Byword among IS supporters

Dabiq has become a byword among IS supporters for a struggle against the West, with Washington and its allies bombing jihadists portrayed as modern-day Crusaders.

Earlier this week, IS downplayed the importance of the rebel advance on the town.

"These hit-and-run battles in Dabiq and its outskirts -- the lesser Dabiq battle -- will end in the greater Dabiq epic," the group said in a pamphlet published online Thursday.

Turkey launched an unprecedented operation inside Syria on August 24, helping Syrian rebels to rid its frontier of IS jihadists and Syrian Kurdish militia.

President Recep Tayyip Erdogan on Saturday said Turkey would push further south to create a 5,000-square-kilometre (1,900 square-mile) safe zone in Syria.

The border area has become deeply unstable and on Sunday Turkish state media reported that suicide bombers blew themselves up when police raided their sleeper cell in the city of Gaziantep.

Media reports spoke of casualties without providing precise numbers.

According to Anadolu, Ankara-backed rebels now control 1,130-square-kilometres along the border in Aleppo province, the northern governorate that has been carved into zones of control by jihadists, Kurds, rebels, and regime forces.

In provincial capital Aleppo, government troops have been waging a fierce Russian-backed offensive on rebels in the eastern quarters of the city.

Non-stop raids in Aleppo

Fighting continued in Aleppo's northern and southern outskirts on Sunday, as well as in the city centre, according to the Observatory.
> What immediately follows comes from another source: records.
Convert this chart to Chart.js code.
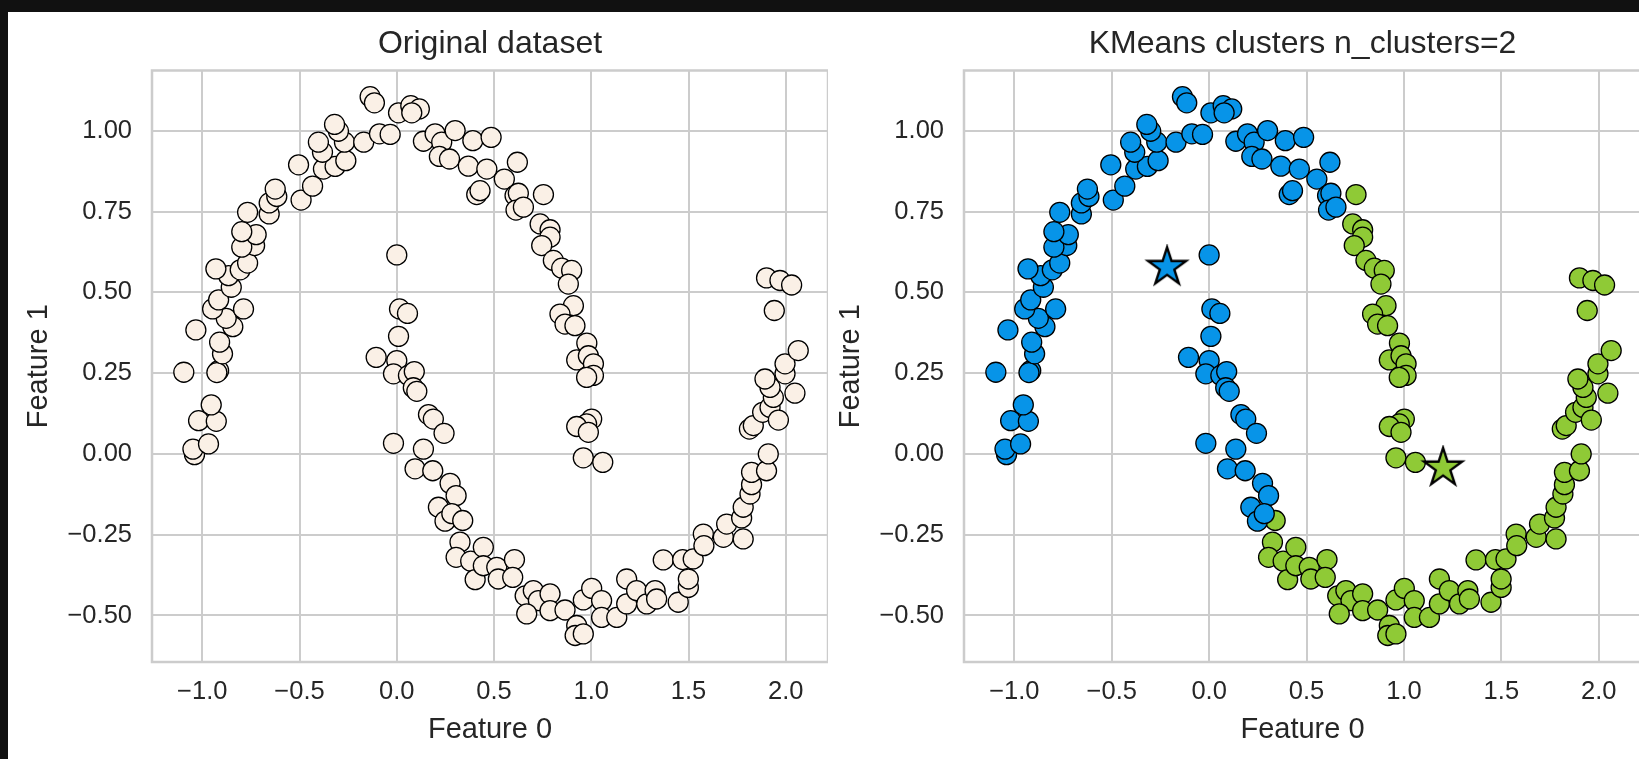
<!DOCTYPE html>
<html>
<head>
<meta charset="utf-8">
<script src="https://cdn.jsdelivr.net/npm/chart.js@4.4.1/dist/chart.umd.min.js"></script>
<style>
html, body { margin: 0; padding: 0; background: #111111; overflow: hidden; width: 1639px; height: 759px; }
#sheet { position: absolute; left: 8px; top: 12px; width: 1631px; height: 747px; background: #ffffff; }
canvas { position: absolute; top: 0; }
#left { left: 0px; }
#right { left: 812px; }
</style>
</head>
<body>
<div id="sheet">
  <canvas id="left" width="820" height="747"></canvas>
  <canvas id="right" width="821" height="747"></canvas>
</div>
<script>
// Axis setup
var xTicks = [-1.0, -0.5, 0.0, 0.5, 1.0, 1.5, 2.0];
var yTicks = [-0.50, -0.25, 0.00, 0.25, 0.50, 0.75, 1.00];
var xRange = [-1.2585, 2.217];
var yRange = [-0.644, 1.187];
var titles = ['Original dataset', 'KMeans clusters n_clusters=2'];
var axisNames = ['Feature 0', 'Feature 1'];

// Cluster 0 (blue) - outer moon left/top part + inner moon upper part
var blueX = [-1.040,-1.048,-0.968,-1.019,-0.928,-0.954,-1.095,-0.916,-0.925,-0.896,
	-0.911,-1.033,-0.843,-0.877,-0.788,-0.947,-0.916,-0.851,-0.865,-0.930,
	-0.805,-0.767,-0.731,-0.797,-0.723,-0.797,-0.767,-0.656,-0.656,-0.617,
	-0.625,-0.492,-0.433,-0.505,-0.377,-0.317,-0.262,-0.382,-0.403,-0.269,
	-0.300,-0.320,-0.170,-0.089,-0.034,-0.137,-0.115,0.009,0.072,0.116,
	0.077,0.137,0.197,0.231,0.300,0.391,0.485,0.219,0.271,0.368,
	0.463,0.553,0.620,0.411,0.428,0.608,0.625,0.613,0.651,
	0.000,0.014,0.055,0.009,-0.106,0.000,-0.017,0.060,0.090,0.085,
	0.103,0.163,0.188,0.243,-0.017,0.137,0.094,0.185,0.274,0.305,
	0.214,0.248,0.283];
var blueY = [-0.002,0.015,0.031,0.103,0.101,0.152,0.253,0.258,0.252,0.310,
	0.346,0.384,0.394,0.420,0.449,0.449,0.477,0.516,0.552,0.573,
	0.570,0.591,0.645,0.640,0.679,0.688,0.748,0.743,0.777,0.797,
	0.820,0.786,0.829,0.895,0.882,0.890,0.908,0.934,0.965,0.965,
	0.999,1.020,0.965,0.991,0.989,1.106,1.087,1.056,1.078,1.068,
	1.056,0.968,0.991,0.965,1.001,0.970,0.980,0.921,0.913,0.891,
	0.882,0.851,0.903,0.803,0.815,0.800,0.807,0.755,0.764,
	0.616,0.449,0.435,0.364,0.299,0.289,0.248,0.243,0.255,0.205,
	0.194,0.122,0.108,0.064,0.033,0.015,-0.046,-0.052,-0.091,-0.129,
	-0.165,-0.208,-0.185];

// Cluster 1 (green) - outer moon right side + inner moon lower part
var greenX = [0.754,0.737,0.788,0.788,0.745,0.805,0.848,0.899,0.882,0.908,
	0.839,0.865,0.916,0.977,0.925,0.985,1.011,1.011,0.976,1.002,
	0.976,0.925,0.985,0.959,1.059,
	0.339,0.325,0.305,0.380,0.403,0.445,0.445,0.514,0.522,0.605,
	0.596,0.660,0.702,0.728,0.668,0.788,0.788,0.865,0.925,0.917,
	0.959,0.959,1.002,1.053,1.053,1.131,1.182,1.182,1.233,1.285,
	1.328,1.336,1.447,1.499,1.499,1.370,1.470,1.524,1.576,1.579,
	1.679,1.696,1.773,1.781,1.781,1.816,1.824,1.824,1.901,1.910,
	1.813,1.833,1.881,1.919,1.962,1.936,1.919,1.893,1.996,1.996,
	2.047,2.064,1.941,1.901,1.970,2.030];
var greenY = [0.803,0.712,0.694,0.671,0.645,0.599,0.575,0.568,0.526,0.459,
	0.433,0.402,0.397,0.343,0.291,0.304,0.279,0.243,0.237,0.108,
	0.093,0.085,0.067,-0.012,-0.026,
	-0.206,-0.273,-0.320,-0.332,-0.389,-0.289,-0.346,-0.351,-0.387,-0.327,
	-0.382,-0.439,-0.423,-0.454,-0.495,-0.433,-0.485,-0.483,-0.531,-0.562,
	-0.557,-0.452,-0.416,-0.454,-0.506,-0.506,-0.387,-0.464,-0.423,-0.464,
	-0.423,-0.449,-0.459,-0.413,-0.387,-0.328,-0.327,-0.325,-0.248,-0.284,
	-0.258,-0.217,-0.198,-0.263,-0.165,-0.124,-0.095,-0.057,-0.052,0.000,
	0.077,0.088,0.129,0.144,0.105,0.175,0.206,0.232,0.248,0.279,
	0.188,0.320,0.444,0.545,0.537,0.523];

// KMeans centers
var centerX = [-0.216, 1.201];
var centerY = [0.578, -0.043];

var TEXT = '#262626';
var GRID = '#cccccc';
var LINEN = '#faf0e6';
var BLUE = '#0794e8';
var GREEN = '#8fca36';

Chart.defaults.font.family = "'Liberation Sans', Arial, sans-serif";

function points(xs, ys) {
	var out = [];
	for (var i = 0; i < xs.length; i++) out.push({x: xs[i], y: ys[i]});
	return out;
}

function fmt(v, digits) {
	return v.toFixed(digits).replace('-', '\u2212');
}

// 5 pointed star marker
function starImage(fill) {
	var size = 46, c = document.createElement('canvas');
	c.width = size; c.height = size;
	var g = c.getContext('2d');
	var cx = size / 2, cy = size / 2, R = 20, r = R * 0.382;
	g.beginPath();
	for (var i = 0; i < 10; i++) {
		var a = -Math.PI / 2 + i * Math.PI / 5;
		var rad = (i % 2) ? r : R;
		g.lineTo(cx + rad * Math.cos(a), cy + rad * Math.sin(a));
	}
	g.closePath();
	g.fillStyle = fill;
	g.fill();
	g.lineWidth = 2.4;
	g.lineJoin = 'miter';
	g.strokeStyle = '#000000';
	g.stroke();
	return c;
}

var framePlugin = {
	id: 'frame',
	afterDatasetsDraw: function(chart) {
		var a = chart.chartArea, ctx = chart.ctx;
		ctx.save();
		ctx.strokeStyle = GRID;
		ctx.lineWidth = 2.5;
		ctx.strokeRect(a.left, a.top, a.right - a.left, a.bottom - a.top);
		ctx.restore();
	}
};

function scatterSet(data, fill, order) {
	return {
		data: data,
		order: order,
		pointRadius: 10,
		pointHoverRadius: 10,
		pointBorderWidth: 1.3,
		pointBorderColor: '#000000',
		pointBackgroundColor: fill,
		showLine: false
	};
}

function makeOptions(title) {
	return {
		responsive: false,
		animation: false,
		events: [],
		layout: { padding: 0, autoPadding: false },
		plugins: {
			legend: { display: false },
			tooltip: { enabled: false },
			title: {
				display: true,
				text: title,
				fullSize: false,
				color: TEXT,
				font: { size: 32, weight: 'normal' },
				padding: { top: 13, bottom: 7.1 }
			}
		},
		scales: {
			x: {
				type: 'linear',
				min: xRange[0],
				max: xRange[1],
				afterBuildTicks: function(s) { s.ticks = xTicks.map(function(v) { return {value: v}; }); },
				afterFit: function(s) { s.height = 97; s.paddingLeft = 0; s.paddingRight = 0; },
				ticks: { padding: 15, color: TEXT, font: { size: 25.5 }, callback: function(v) { return fmt(v, 1); } },
				grid: { color: GRID, lineWidth: 2, drawTicks: false },
				border: { display: false },
				title: { display: true, text: axisNames[0], color: TEXT, font: { size: 29 }, padding: { top: 0, bottom: 11.6 } }
			},
			y: {
				type: 'linear',
				min: yRange[0],
				max: yRange[1],
				afterBuildTicks: function(s) { s.ticks = yTicks.map(function(v) { return {value: v}; }); },
				afterFit: function(s) { s.width = 144; s.paddingTop = 0; s.paddingBottom = 0; },
				ticks: { padding: 20, color: TEXT, font: { size: 25.5 }, callback: function(v) { return fmt(v, 2); } },
				grid: { color: GRID, lineWidth: 2, drawTicks: false },
				border: { display: false },
				title: { display: true, text: axisNames[1], color: TEXT, font: { size: 29 }, padding: { top: 13.3, bottom: 0 } }
			}
		}
	};
}

//Left: original data
new Chart(document.getElementById('left'), {
	type: 'scatter',
	data: {
		datasets: [
			scatterSet(points(blueX.concat(greenX), blueY.concat(greenY)), LINEN, 1)
		]
	},
	options: makeOptions(titles[0]),
	plugins: [framePlugin]
});

//Right: kmeans clusters with centers
new Chart(document.getElementById('right'), {
	type: 'scatter',
	data: {
		datasets: [
			{
				data: points(centerX, centerY),
				order: 0,
				pointStyle: [starImage(BLUE), starImage(GREEN)],
				pointRadius: 20,
				showLine: false
			},
			scatterSet(points(blueX, blueY), BLUE, 1),
			scatterSet(points(greenX, greenY), GREEN, 2)
		]
	},
	options: makeOptions(titles[1]),
	plugins: [framePlugin]
});
</script>
</body>
</html>
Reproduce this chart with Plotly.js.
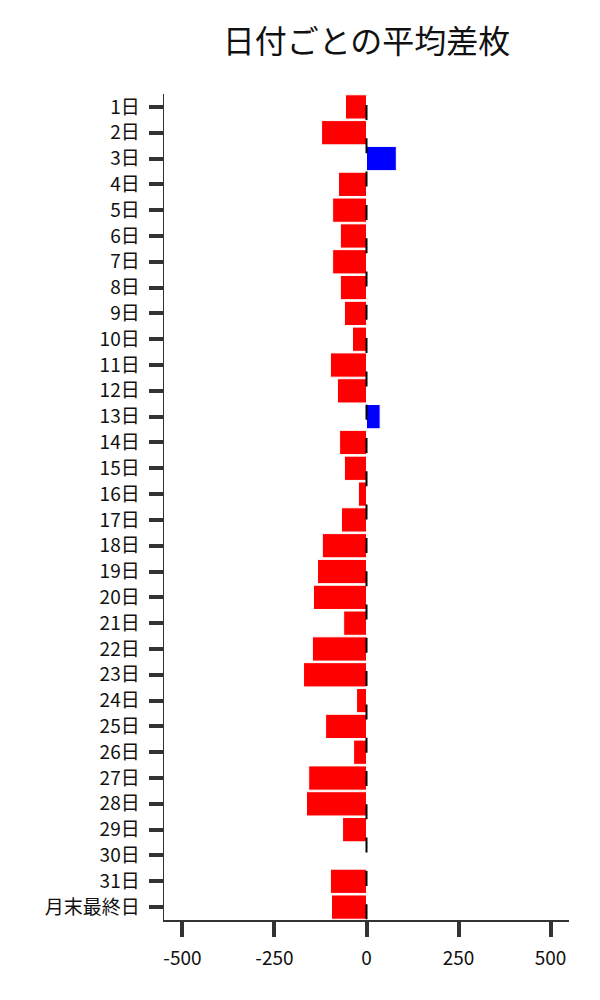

AFP's correspondent in Aleppo said there had been nearly non-stop air raids on the opposition-held half of the city since midnight.

State news agency SANA said two women were also killed and 16 people wounded in rebel fire on one government-controlled neighbourhood on Sunday.

Fighting has surged in Aleppo following the collapse last month of a ceasefire brokered by the United States and Russia, raising deep international concern.

Kerry was to fly to London on Sunday to brief Washington's European allies after "brainstorming" talks in Lausanne with the main players in Syria's bloody conflict.

The Swiss meeting on Saturday included key rebel backers Qatar, Saudi Arabia, and Turkey, as well as regime supporters Iran and Russia.

But it did not produce a concrete plan to restore the truce that collapsed amid bitter recriminations between Washington and Moscow and new fighting on the ground.

Kerry is expected to meet on Sunday with his counterparts from Britain, France and Germany, but hopes for a breakthrough have been dim.